→ **Instructions for the task**
Check each line of the data below for the word "matplotlib", then extract the ones that have it.

→ **Supplied information**
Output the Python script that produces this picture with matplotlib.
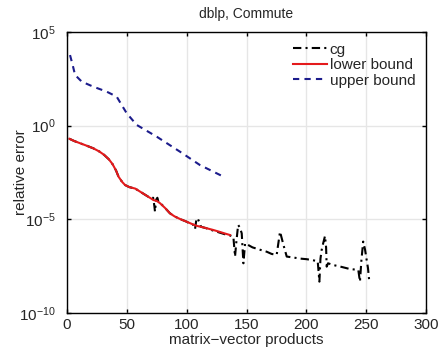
import numpy as np
import matplotlib
matplotlib.use("Agg")
import matplotlib.pyplot as plt

plt.rcParams['font.family'] = ['Liberation Sans', 'DejaVu Sans']
plt.rcParams['mathtext.fontset'] = 'custom'
plt.rcParams['mathtext.rm'] = 'Liberation Sans'
plt.rcParams['mathtext.it'] = 'Liberation Sans:italic'
plt.rcParams['mathtext.bf'] = 'Liberation Sans:bold'

TXT = '#262626'

# Data (log10 of relative error)
cg_x = [2, 6, 11, 16, 22, 27, 31, 35, 38, 41, 43, 46, 48.5, 52, 57, 61, 66, 70, 72, 73, 73.5, 74.5, 75.5, 76.5, 78, 82, 86, 90, 95, 100,
        104, 106, 107, 108, 108.5, 109.5, 110.5, 112, 116, 122, 128, 132, 136, 139, 140.4, 141.5, 143, 144.5, 146, 147.4, 148.8,
        155, 161, 166.8, 171, 175.2, 178, 181, 183.6, 190, 195, 200.2, 205, 209.5, 210.9, 211.8, 212.8, 214, 215.6, 216.5, 217,
        218.1, 223, 228, 233.6, 236, 240, 243.4, 244.8, 246, 247.5, 249, 250.4, 251.5, 252.6]
cg_logy = [-0.70, -0.82, -0.94, -1.06, -1.21, -1.38, -1.56, -1.80, -2.05, -2.40, -2.72, -3.00, -3.17, -3.28, -3.36, -3.52, -3.72, -3.88, -3.85, -4.30, -4.59, -3.95, -3.85, -4.10, -4.14, -4.40, -4.68, -4.85, -5.00, -5.13,
           -5.28, -5.30, -5.52, -5.05, -4.94, -5.00, -5.15, -5.40, -5.47, -5.60, -5.72, -5.80, -5.86, -5.93, -6.99, -6.20, -5.30, -5.45, -5.75, -7.35, -6.28,
           -6.50, -6.62, -6.73, -6.85, -6.90, -5.66, -6.40, -6.99, -7.05, -7.10, -7.13, -7.18, -7.24, -8.33, -7.10, -6.64, -6.30, -5.89, -6.50, -7.53,
           -7.35, -7.45, -7.52, -7.61, -7.65, -7.68, -7.70, -8.33, -7.20, -6.19, -6.60, -7.17, -7.60, -8.33]

lower_x = [2, 6, 11, 16, 22, 27, 31, 35, 38, 41, 43, 46, 48.5, 52, 57, 61, 66, 70, 72.1, 75, 77.7, 82, 86, 90, 95, 100, 104, 108.4, 115, 122.2, 128, 132, 136.2]
lower_logy = [-0.70, -0.82, -0.94, -1.06, -1.21, -1.38, -1.56, -1.80, -2.05, -2.40, -2.72, -3.00, -3.17, -3.28, -3.36, -3.52, -3.72, -3.88, -3.97, -4.02, -4.14, -4.40, -4.68, -4.85, -5.00, -5.13, -5.24, -5.35, -5.45, -5.57, -5.68, -5.76, -5.84]

upper_x = [2.5, 4.7, 6.7, 12.3, 22, 33, 41.5, 45.7, 49.9, 58.2, 75, 94.4, 111, 130.6]
upper_logy = [3.77, 3.24, 2.71, 2.35, 2.08, 1.82, 1.55, 1.10, 0.66, 0.04, -0.59, -1.39, -2.10, -2.72]

xticks = [0, 50, 100, 150, 200, 250, 300]
yticks = [1e-10, 1e-5, 1e0, 1e5]
ytick_labels = [r'$10^{-10}$', r'$10^{-5}$', r'$10^{0}$', r'$10^{5}$']

fig = plt.figure(figsize=(4.41, 3.56), dpi=100)
ax = fig.add_axes([0.152, 0.121, 0.814, 0.789])

ax.semilogy(cg_x, 10.0 ** np.array(cg_logy), color='black', linestyle=(0, (4, 2, 1, 2)), linewidth=1.5, label='cg')
ax.semilogy(lower_x, 10.0 ** np.array(lower_logy), color='#e41a1c', linestyle='-', linewidth=1.5, label='lower bound')
ax.semilogy(upper_x, 10.0 ** np.array(upper_logy), color='#1c1c8c', linestyle=(0, (3, 2.5)), linewidth=1.5, label='upper bound')

ax.set_xlim(0, 300)
ax.set_ylim(1e-10, 1e5)
ax.set_xticks(xticks)
ax.set_yticks(yticks)
ax.set_yticklabels(ytick_labels)
ax.yaxis.set_minor_locator(matplotlib.ticker.NullLocator())
ax.grid(True, color='#e6e6e6', linewidth=1.0)
ax.set_axisbelow(True)
ax.tick_params(direction='in', top=True, right=True, labelsize=11, length=3, width=1,
               labelcolor=TXT)
ax.tick_params(axis='y', pad=8)
ax.tick_params(axis='x', pad=4)
for s in ax.spines.values():
    s.set_linewidth(1.0)

ax.set_xlabel('matrix\u2212vector products', fontsize=11, labelpad=0.5, color=TXT)
ax.set_ylabel('relative error', fontsize=11, color=TXT)
ax.yaxis.set_label_coords(-0.11, 0.5)
ax.set_title('dblp, Commute', fontsize=10, pad=10, color=TXT)

leg = ax.legend(loc='upper right', frameon=False, fontsize=11, handlelength=2.2,
                handletextpad=0.2, labelspacing=0.1, borderaxespad=0.3)
for t in leg.get_texts():
    t.set_color(TXT)

fig.savefig('out.png', dpi=100)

→ **Exercise solution**
Output the Python script that produces this picture with matplotlib.
import matplotlib
matplotlib.use("Agg")
import matplotlib.pyplot as plt
ax.yaxis.set_minor_locator(matplotlib.ticker.NullLocator())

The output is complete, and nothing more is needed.